Roberto Bin

is full Professor of Constitutional law at the University of Ferrara (Italy). His current research agenda focuses on theory of the constitution, the constitutional adjudication, the legal sources in the system of the EU law. He is author of some books and articles (the complete list of publications is available at http://www.robertobin.it/bibliografia.htm). He is also co-author (with G. Pitruzzella) of Le fonti del diritto (Bologna, 2009) and of some textbooks on constitutional law (Diritto costituzionale, XI ed., Torino 2010, with G. Pitruzzella), public law (Diritto pubblico, VIII ed., 2010, with G. Pitruzzella), and European institutions (Profili costituzionali dell’Unione europea, Bologna 2008, with P. Caretti). He is member of the editorial board of “Quaderni costituzionali,” “Rivista di diritto costituzionale” and “Le Regioni,” and editor in chief of the on-line journal “Forum di Quaderni costituzionali” (http://www.forumcostituzionale.it).

Research Project

Legal Text and Judicial Adjudication: What Lawyers Can Learn from Modern Physics

In a seminal article in the Harvard Law Review (The Curvature of Constitutional Space: What Lawyers Can Learn from Modern Physics, 103 Harv. L. Rev. 1, (1989), Professor Tribe suggested a new approach in the field of constitutional interpretation: the paradigm shifts in physics caused by Quantum theory, could drive a revision in constitutional jurisprudence too.

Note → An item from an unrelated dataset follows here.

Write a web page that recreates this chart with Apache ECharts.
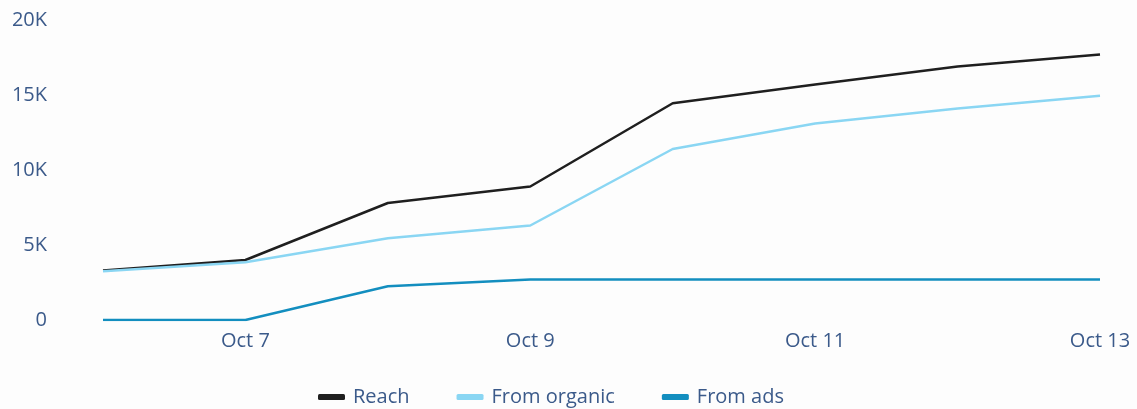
<!DOCTYPE html>
<html>
<head>
<meta charset="utf-8">
<script src="https://cdn.jsdelivr.net/npm/echarts@6/dist/echarts.min.js"></script>
<style>
html,body{margin:0;padding:0;background:#fdfdfd;}
#c{width:1137px;height:409px;}
</style>
</head>
<body>
<div id="c"></div>
<script>
const categories = ['Oct 6','Oct 7','Oct 8','Oct 9','Oct 10','Oct 11','Oct 12','Oct 13'];
const reach = [3300, 4000, 7800, 8900, 14450, 15700, 16900, 17700];
const fromOrganic = [3250, 3850, 5450, 6300, 11400, 13100, 14100, 14950];
const fromAds = [0, 0, 2250, 2700, 2700, 2700, 2700, 2700];
const yTicks = [0, 5000, 10000, 15000, 20000];

const chart = echarts.init(document.getElementById('c'));
const font = '"Open Sans", "Noto Sans", sans-serif';
const labelColor = '#3b5a8a';
chart.setOption({
  animation: false,
  backgroundColor: '#fdfdfd',
  grid: {left: 103, right: 37, top: 20, bottom: 89},
  xAxis: {
    type: 'category',
    data: categories,
    boundaryGap: false,
    axisLine: {show: false},
    axisTick: {show: false},
    axisLabel: {
      interval: function (i) { return i % 2 === 1; },
      color: labelColor, fontFamily: font, fontSize: 20, margin: 11
    },
    splitLine: {show: false}
  },
  yAxis: {
    type: 'value',
    min: yTicks[0],
    max: yTicks[yTicks.length - 1],
    interval: yTicks[1] - yTicks[0],
    axisLine: {show: false},
    axisTick: {show: false},
    splitLine: {show: false},
    axisLabel: {
      color: labelColor, fontFamily: font, fontSize: 20, margin: 56,
      formatter: function (v) { return v === 0 ? '0' : (v / 1000) + 'K'; }
    }
  },
  legend: {
    top: 382,
    left: 313,
    itemGap: 47,
    itemWidth: 27,
    itemHeight: 6,
    textStyle: {color: labelColor, fontFamily: font, fontSize: 20, padding: [0, 0, 0, 3]},
    data: [
      {name: 'Reach', icon: 'roundRect'},
      {name: 'From organic', icon: 'roundRect'},
      {name: 'From ads', icon: 'roundRect'}
    ]
  },
  series: [
    {name: 'Reach', type: 'line', data: reach, symbol: 'none',
     lineStyle: {color: '#1f1f1f', width: 2.5}, itemStyle: {color: '#1f1f1f'}},
    {name: 'From organic', type: 'line', data: fromOrganic, symbol: 'none',
     lineStyle: {color: '#8ad6f3', width: 2.5}, itemStyle: {color: '#8ad6f3'}},
    {name: 'From ads', type: 'line', data: fromAds, symbol: 'none',
     lineStyle: {color: '#138ebf', width: 2.5}, itemStyle: {color: '#138ebf'}}
  ]
});
</script>
</body>
</html>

My current research project develops further this thesis (I have made, in a recent paper, an attempt at investigating some of these questions: it could be read on-line in Italian at http://www.robertobin.it/ARTICOLI/Estratto%20TQ.pdf). My research project is related to two connected aspects of legal interpretation. The first aspect attempts to apply the Uncertainty Principle of Heisenberg to the relations among legal interpretation and the legal text. Here, the question is: how interpretation changes the text? In the civil law legal systems courts select the normative acts relevant in the judicial (through the applications of criteria as the chronology, the formal hierarchy, the relevance of arguments as the sedes materiaeetc.): Thus, I wish to explore whether similar processes are relevant in a common law legal system too. The second aspect is essentially connected with the Principle of Entropy: entropy might explain how legal norms are used by judges in order to derive the “norm of the case.” In this process, arguments as the Verfassungskonforme Auslegung or the interpretation of national law “in accordance with the requirements of EU law,” as well as the judicial recourse to foreign law, cause a characteristic “disorder within the system.” In this disorder the sources of the legal material, used for deriving the “norm of the case,” could lose any relevance. My intent is to explore how motivation of judicial decisions tries to rebuild the relevant information about the sources of the used materials – an effort that could be regarded as infringing the principle that entropy can never decrease.